Fecha: 4 de julio de 2021
La reflexión sobre la vida en el Espíritu que se ha ido configurando a lo largo de la historia en la tradición cristiana, no se limita a los siete dones que hemos explicado las últimas semanas, sino que se ha enriquecido también profundizando sobre lo que san Pablo denomina el «fruto» del Espíritu Santo. No estamos ante dos temas que no tienen ninguna relación entre ellos: la teología de los dones expresa la trasformación interior que la Gracia de Dios realiza en el creyente para configurarlo con Cristo. Los frutos del Espíritu, en cambio, son la manifestación externa de esta trasformación. Un gran teólogo del siglo pasado lo expresó con estas palabras: «la imagen está tomada de la vida vegetal.

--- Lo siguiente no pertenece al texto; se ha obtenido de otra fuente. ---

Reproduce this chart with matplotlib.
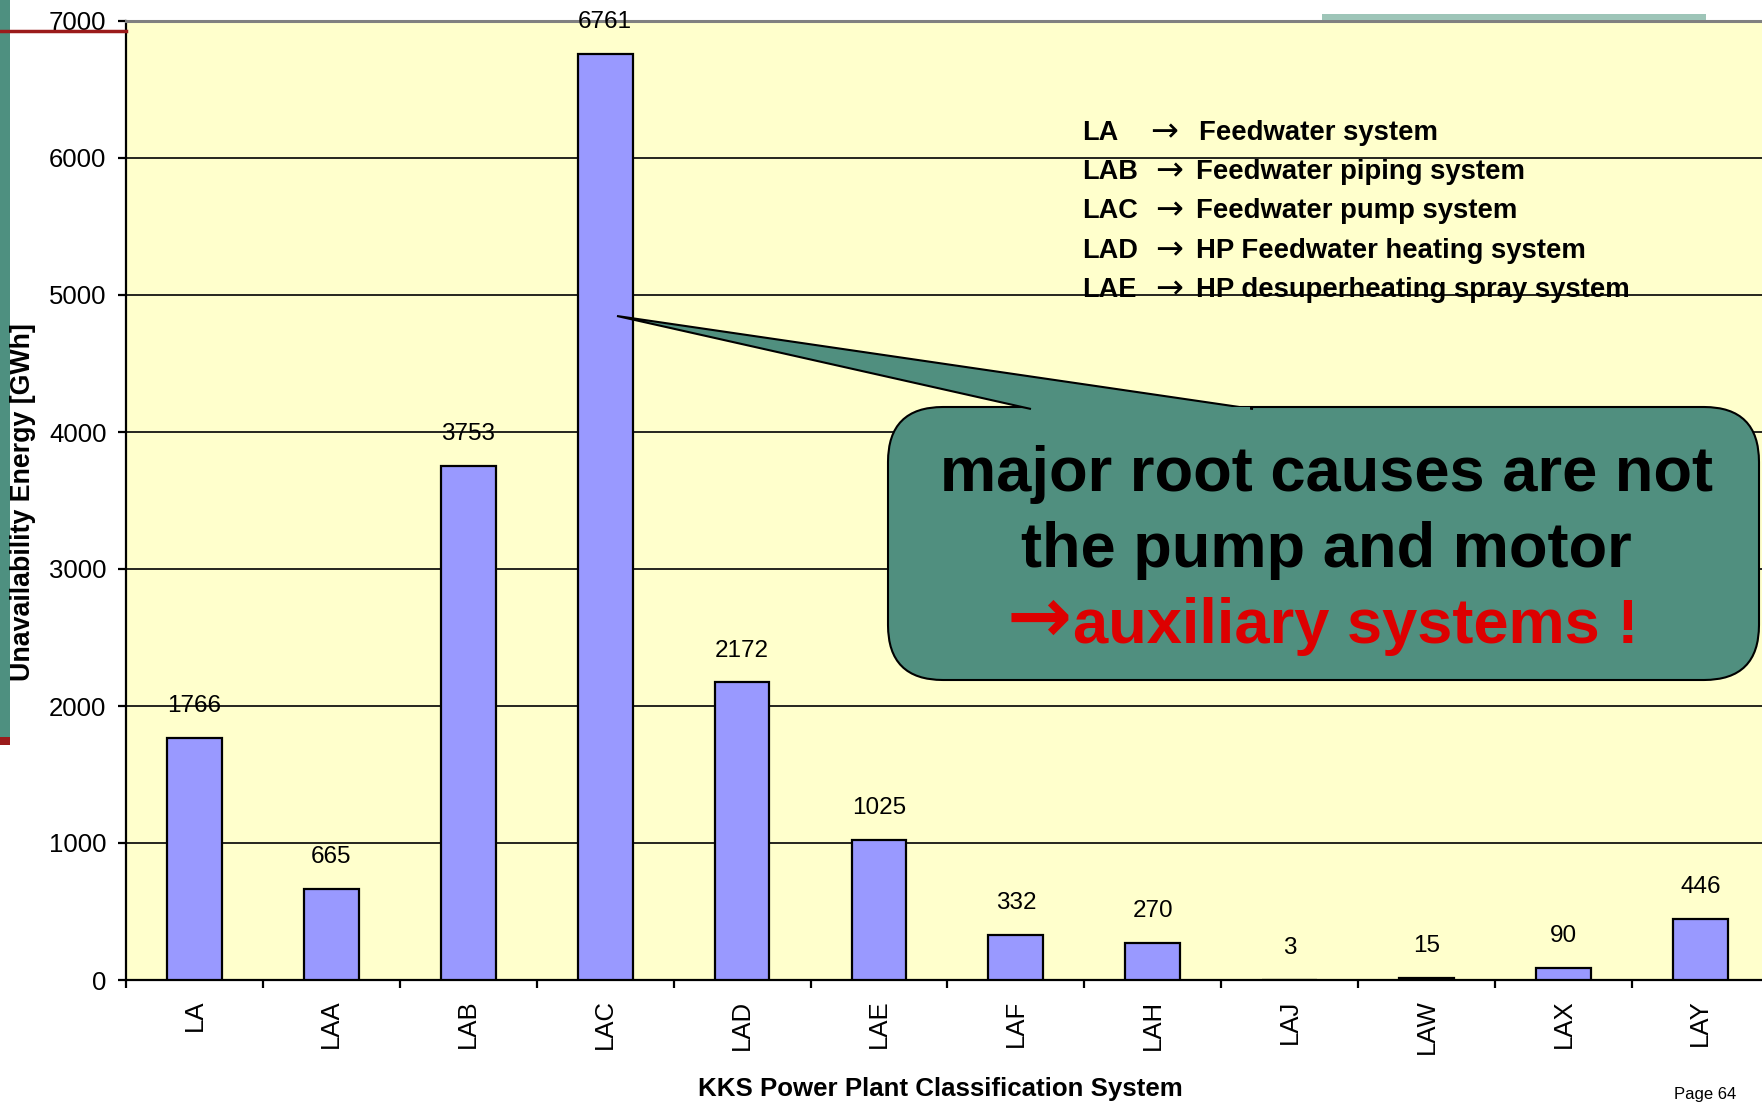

Los frutos es lo que se recoge al final de las ramas, provenientes de una savia vigorosa, y con los que nos deleitamos, es lo que recolectamos de un campo sembrado y cultivado».
Esta temática tiene su origen en la carta a los Gálatas, donde san Pablo enumera una serie de actitudes que constituyen la manifestación perceptible de una existencia conducida por el Espíritu: «El fruto del Espíritu es: amor, alegría, paz, paciencia, afabilidad, bondad, lealtad, modestia, dominio de sí» (Ga 5,22-23). En otras cartas, aunque no emplee la expresión «fruto del Espíritu», encontramos listas de actitudes que son también signo de la acción interior de la Gracia en el creyente y que, por tanto, se refieren a la misma realidad: «toda bondad, justicia y verdad son fruto de la luz» (Ef 5,9); «Tú, hombre de Dios… busca la justicia, la piedad, la fe, el amor, la paciencia, la mansedumbre» (1Tim 6,11); «El Reino de Dios es justicia, paz y alegría en el Espíritu Santo» (Rm 14,17; cf. 15,13); «procedemos con limpieza, ciencia, paciencia y amabilidad; con el Espíritu Santo y con amor sincero; con palabras verdaderas y la fuerza de Dios» (2Co 6,6-7).
En el Sermón de la Montaña, el Señor nos dio un criterio para examinarnos a nosotros mismos y discernir si somos discípulos suyos de verdad: «Por sus frutos los conoceréis… todo árbol sano da frutos buenos; pero un árbol dañado da frutos malos. Un árbol sano no puede dar frutos malos, ni un árbol dañado dar frutos buenos… Es decir, que por sus frutos los conoceréis» (Mt 7,16-20). Los frutos a los que se refiere no son el rápido éxito pastoral, ni una posición privilegiada de los cristianos en el mundo, sino estas actitudes que son expresión de una auténtica vida cristiana, que puede aportar algo nuevo a nuestro mundo.
Aunque originalmente la carta a los Gálatas emplea la expresión «el fruto del Espíritu» (en singular), en muchas traducciones y en obras de espiritualidad se habla de «los frutos del Espíritu». Las dos expresiones tienen algo de verdadero: si hablamos de los frutos del Espíritu estamos indican-do que la vida cristiana no se reduce a una única actitud, sino que es un conjunto de disposiciones interiores que engloban todas las dimensiones de la existencia. Al expresarlo en singular estamos diciendo que todas ellas provienen de una misma fuente (el Espíritu Santo) y que están tan interconectadas que no pueden darse unas sin las otras: no hay amor auténtico, por ejemplo, si no se vive con alegría o si no es paciente o bondadoso.